>> Begin
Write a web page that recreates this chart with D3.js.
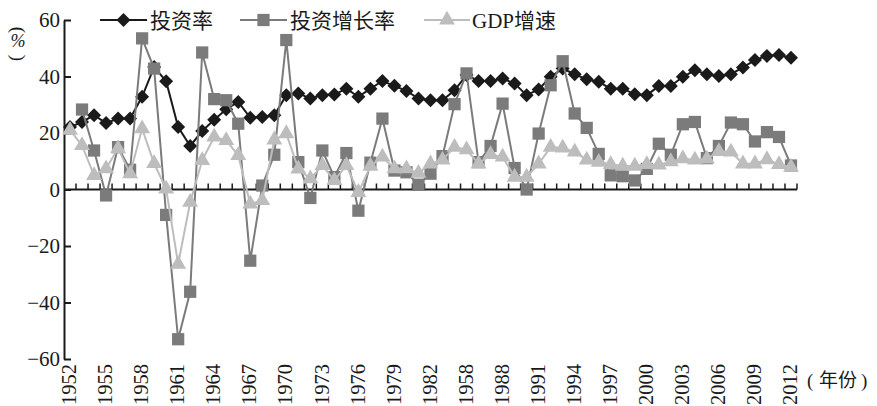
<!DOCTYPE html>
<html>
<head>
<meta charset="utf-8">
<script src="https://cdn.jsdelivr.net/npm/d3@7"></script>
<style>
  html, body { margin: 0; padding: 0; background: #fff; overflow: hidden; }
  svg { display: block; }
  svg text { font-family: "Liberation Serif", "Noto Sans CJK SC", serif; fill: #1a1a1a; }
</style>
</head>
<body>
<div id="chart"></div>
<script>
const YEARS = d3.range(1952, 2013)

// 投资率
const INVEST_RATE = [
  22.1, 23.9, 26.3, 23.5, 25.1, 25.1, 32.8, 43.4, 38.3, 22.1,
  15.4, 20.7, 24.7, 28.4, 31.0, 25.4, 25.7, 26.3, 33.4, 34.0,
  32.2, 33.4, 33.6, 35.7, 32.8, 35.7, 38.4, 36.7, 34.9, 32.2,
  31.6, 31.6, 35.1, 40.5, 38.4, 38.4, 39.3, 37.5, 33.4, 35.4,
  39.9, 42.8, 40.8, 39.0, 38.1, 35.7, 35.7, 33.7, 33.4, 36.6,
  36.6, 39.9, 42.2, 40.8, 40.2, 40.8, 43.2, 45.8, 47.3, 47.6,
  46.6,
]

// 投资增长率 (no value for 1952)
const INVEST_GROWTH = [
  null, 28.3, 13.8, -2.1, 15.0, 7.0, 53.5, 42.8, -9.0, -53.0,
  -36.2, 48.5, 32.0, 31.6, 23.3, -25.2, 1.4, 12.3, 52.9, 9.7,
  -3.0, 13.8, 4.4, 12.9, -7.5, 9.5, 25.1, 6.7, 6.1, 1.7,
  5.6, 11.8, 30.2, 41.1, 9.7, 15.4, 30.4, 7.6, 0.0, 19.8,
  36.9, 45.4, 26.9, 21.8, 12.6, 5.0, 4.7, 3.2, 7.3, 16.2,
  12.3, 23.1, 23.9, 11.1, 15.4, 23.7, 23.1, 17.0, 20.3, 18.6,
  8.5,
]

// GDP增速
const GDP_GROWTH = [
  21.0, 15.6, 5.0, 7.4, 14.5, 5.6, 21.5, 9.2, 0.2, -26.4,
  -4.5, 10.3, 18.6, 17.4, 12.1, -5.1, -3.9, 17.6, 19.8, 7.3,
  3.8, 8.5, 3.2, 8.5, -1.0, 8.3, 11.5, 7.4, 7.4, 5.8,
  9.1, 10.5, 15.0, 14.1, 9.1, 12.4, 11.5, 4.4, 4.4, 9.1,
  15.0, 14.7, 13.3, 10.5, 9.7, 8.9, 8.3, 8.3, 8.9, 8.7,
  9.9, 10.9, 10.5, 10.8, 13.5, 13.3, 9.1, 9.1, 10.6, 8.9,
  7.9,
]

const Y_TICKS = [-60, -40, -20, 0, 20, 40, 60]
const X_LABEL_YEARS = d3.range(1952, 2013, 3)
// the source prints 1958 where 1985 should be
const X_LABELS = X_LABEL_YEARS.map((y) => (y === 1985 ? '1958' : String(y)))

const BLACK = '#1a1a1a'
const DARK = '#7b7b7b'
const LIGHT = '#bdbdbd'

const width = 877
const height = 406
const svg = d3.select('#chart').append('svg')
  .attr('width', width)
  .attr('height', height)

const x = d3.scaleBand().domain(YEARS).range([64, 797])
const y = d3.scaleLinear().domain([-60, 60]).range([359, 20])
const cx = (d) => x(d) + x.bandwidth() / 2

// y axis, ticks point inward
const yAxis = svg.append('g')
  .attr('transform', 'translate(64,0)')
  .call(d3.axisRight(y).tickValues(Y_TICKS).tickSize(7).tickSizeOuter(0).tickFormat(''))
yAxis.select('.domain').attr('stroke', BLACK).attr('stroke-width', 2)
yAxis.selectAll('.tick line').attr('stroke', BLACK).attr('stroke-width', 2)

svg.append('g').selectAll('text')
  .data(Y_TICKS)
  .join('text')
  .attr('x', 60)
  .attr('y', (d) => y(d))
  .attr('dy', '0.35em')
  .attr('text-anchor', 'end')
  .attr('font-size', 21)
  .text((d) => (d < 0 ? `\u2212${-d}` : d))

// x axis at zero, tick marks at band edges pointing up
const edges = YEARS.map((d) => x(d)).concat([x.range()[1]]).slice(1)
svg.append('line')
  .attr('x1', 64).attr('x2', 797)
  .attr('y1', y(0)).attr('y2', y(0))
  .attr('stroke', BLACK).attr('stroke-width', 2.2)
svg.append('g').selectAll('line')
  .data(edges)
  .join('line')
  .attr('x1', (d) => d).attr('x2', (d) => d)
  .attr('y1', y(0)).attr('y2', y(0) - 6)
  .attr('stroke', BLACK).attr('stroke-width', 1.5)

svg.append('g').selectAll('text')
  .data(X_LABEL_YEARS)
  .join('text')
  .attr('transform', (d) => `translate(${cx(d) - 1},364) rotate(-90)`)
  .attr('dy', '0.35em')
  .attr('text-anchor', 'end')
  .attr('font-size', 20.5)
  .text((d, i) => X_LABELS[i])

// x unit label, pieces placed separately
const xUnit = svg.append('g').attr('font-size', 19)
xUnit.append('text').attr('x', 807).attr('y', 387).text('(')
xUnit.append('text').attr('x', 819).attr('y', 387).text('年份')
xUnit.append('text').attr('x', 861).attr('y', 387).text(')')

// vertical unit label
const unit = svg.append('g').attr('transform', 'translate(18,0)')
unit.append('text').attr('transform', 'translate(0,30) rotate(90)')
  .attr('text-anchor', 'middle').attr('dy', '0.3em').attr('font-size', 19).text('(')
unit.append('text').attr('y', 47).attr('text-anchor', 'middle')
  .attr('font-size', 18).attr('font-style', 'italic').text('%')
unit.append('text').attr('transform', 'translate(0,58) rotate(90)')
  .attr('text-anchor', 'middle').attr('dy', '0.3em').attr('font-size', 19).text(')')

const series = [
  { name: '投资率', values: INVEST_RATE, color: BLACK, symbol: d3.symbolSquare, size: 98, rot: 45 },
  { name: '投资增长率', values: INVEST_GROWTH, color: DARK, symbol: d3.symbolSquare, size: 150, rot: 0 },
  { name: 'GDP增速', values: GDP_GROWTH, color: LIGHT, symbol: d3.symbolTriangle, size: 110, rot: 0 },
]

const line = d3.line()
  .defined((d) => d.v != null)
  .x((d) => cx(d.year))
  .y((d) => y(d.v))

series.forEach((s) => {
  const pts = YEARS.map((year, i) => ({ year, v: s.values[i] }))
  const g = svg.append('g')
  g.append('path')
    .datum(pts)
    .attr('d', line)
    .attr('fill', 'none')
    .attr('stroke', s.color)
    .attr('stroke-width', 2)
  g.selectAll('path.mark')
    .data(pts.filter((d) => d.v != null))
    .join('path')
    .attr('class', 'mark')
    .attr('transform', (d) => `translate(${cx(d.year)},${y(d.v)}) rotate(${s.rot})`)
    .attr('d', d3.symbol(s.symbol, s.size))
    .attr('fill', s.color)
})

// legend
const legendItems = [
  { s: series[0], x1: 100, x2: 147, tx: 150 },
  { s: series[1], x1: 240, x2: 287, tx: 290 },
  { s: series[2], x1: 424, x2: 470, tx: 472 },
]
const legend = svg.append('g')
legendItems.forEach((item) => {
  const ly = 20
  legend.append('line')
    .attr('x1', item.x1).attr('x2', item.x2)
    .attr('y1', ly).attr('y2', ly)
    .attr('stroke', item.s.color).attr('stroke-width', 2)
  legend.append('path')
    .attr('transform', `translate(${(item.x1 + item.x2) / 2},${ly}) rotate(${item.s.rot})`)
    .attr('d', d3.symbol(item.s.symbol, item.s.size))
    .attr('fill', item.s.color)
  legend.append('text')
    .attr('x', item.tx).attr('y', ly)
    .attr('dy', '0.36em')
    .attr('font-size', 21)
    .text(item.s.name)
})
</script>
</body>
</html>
>> End
>> Begin
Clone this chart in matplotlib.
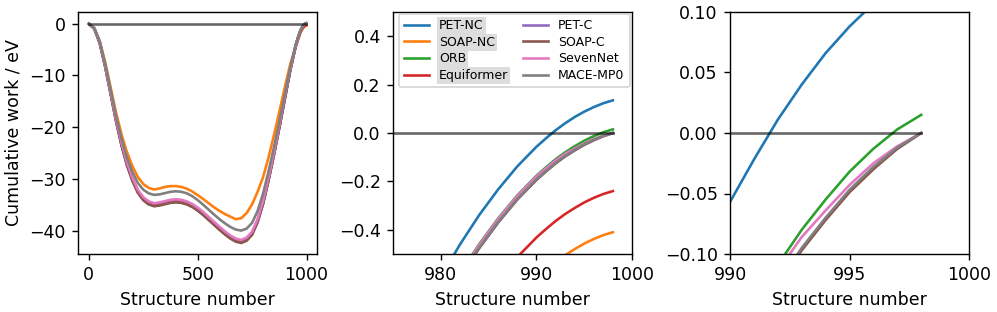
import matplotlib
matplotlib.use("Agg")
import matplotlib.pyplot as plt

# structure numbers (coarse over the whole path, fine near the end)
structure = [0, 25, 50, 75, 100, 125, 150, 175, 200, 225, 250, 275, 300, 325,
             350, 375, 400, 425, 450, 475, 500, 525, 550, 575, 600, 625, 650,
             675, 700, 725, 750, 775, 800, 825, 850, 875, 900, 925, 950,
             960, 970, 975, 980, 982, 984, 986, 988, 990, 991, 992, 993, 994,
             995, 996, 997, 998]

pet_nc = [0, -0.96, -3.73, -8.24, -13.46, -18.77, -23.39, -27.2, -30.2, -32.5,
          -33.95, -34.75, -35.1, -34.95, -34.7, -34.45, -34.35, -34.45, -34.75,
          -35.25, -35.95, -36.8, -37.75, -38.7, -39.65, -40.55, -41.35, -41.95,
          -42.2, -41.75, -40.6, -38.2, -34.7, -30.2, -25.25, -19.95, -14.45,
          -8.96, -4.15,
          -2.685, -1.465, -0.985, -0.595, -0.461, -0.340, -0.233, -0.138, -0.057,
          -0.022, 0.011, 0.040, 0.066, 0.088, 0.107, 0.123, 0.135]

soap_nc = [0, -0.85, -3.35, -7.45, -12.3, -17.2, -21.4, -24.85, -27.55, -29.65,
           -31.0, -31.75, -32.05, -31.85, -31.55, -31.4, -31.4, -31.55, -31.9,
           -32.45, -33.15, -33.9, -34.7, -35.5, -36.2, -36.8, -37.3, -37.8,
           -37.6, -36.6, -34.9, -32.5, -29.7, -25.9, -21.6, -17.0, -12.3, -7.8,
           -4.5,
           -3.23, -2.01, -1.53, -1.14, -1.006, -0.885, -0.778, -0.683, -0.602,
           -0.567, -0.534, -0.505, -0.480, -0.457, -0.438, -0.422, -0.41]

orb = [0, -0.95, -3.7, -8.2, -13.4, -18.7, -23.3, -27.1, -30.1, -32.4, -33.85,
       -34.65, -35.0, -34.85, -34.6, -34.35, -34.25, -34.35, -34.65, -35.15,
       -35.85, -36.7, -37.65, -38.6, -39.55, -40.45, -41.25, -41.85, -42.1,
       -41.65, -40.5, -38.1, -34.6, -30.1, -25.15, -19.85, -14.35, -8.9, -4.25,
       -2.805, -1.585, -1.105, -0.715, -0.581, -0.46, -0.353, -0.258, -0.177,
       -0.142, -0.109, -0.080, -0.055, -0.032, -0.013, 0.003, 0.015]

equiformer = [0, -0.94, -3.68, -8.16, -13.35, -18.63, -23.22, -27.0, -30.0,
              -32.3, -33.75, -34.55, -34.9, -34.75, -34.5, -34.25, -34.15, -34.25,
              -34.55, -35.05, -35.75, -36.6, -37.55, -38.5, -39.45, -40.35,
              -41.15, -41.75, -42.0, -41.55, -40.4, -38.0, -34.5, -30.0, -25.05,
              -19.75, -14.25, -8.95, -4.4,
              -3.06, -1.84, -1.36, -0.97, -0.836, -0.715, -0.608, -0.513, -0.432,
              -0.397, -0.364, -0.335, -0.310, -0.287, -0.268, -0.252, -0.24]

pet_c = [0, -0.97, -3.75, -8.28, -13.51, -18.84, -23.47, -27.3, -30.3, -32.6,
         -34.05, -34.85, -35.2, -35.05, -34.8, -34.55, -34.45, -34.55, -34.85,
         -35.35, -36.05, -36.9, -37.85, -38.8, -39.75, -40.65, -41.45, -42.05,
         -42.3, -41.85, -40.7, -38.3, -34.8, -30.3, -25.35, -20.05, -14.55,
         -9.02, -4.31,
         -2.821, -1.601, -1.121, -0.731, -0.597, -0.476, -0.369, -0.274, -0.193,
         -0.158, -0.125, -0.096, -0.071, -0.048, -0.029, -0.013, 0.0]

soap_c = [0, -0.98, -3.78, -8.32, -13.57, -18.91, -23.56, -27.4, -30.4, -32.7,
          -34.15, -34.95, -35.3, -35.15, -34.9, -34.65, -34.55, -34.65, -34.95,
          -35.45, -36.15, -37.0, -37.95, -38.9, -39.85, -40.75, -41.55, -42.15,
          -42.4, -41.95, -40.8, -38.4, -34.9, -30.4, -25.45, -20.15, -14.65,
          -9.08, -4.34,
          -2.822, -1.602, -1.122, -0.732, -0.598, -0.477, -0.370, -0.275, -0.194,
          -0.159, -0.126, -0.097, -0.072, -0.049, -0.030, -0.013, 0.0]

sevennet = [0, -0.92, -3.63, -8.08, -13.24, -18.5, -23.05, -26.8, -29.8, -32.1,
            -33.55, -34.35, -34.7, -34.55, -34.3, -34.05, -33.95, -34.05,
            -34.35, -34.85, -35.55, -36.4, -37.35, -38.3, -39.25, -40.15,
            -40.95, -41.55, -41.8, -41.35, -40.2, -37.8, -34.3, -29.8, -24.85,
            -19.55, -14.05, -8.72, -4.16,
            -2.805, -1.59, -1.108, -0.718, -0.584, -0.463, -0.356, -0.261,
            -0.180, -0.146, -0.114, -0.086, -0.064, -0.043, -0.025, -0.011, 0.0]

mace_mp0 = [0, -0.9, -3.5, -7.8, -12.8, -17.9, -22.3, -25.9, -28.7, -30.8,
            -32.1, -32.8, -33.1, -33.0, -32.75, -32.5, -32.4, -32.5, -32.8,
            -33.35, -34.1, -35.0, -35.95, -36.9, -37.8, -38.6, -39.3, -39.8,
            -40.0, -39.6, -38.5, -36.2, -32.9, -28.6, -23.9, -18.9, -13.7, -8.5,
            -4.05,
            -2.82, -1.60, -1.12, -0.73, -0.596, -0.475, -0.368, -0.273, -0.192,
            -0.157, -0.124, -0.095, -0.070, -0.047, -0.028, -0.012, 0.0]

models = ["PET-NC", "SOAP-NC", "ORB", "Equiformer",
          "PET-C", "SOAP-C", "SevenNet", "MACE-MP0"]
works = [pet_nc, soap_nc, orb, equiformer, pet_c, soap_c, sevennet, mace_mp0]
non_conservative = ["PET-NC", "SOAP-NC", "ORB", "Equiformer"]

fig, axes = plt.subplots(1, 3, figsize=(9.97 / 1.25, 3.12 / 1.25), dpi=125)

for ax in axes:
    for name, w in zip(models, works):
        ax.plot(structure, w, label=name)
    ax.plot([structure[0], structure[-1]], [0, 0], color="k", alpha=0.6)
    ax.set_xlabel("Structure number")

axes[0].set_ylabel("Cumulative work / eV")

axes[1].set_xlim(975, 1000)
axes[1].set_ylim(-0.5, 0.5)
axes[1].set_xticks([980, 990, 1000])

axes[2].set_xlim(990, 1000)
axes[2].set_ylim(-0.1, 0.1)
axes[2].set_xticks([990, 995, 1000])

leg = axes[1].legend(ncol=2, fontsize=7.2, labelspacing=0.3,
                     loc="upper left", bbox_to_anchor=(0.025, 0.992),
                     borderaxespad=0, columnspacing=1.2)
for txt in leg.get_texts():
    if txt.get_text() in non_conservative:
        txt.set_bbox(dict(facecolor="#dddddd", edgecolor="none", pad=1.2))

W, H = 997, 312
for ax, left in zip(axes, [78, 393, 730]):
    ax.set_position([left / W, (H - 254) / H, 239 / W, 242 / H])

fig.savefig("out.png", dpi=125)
>> End
Leave out the pictures and transcribe exactly the lines from the one containing "Clone this chart in matplotlib." through the one containing "995, 996, 997, 998]".

Clone this chart in matplotlib.
import matplotlib
matplotlib.use("Agg")
import matplotlib.pyplot as plt

# structure numbers (coarse over the whole path, fine near the end)
structure = [0, 25, 50, 75, 100, 125, 150, 175, 200, 225, 250, 275, 300, 325,
             350, 375, 400, 425, 450, 475, 500, 525, 550, 575, 600, 625, 650,
             675, 700, 725, 750, 775, 800, 825, 850, 875, 900, 925, 950,
             960, 970, 975, 980, 982, 984, 986, 988, 990, 991, 992, 993, 994,
             995, 996, 997, 998]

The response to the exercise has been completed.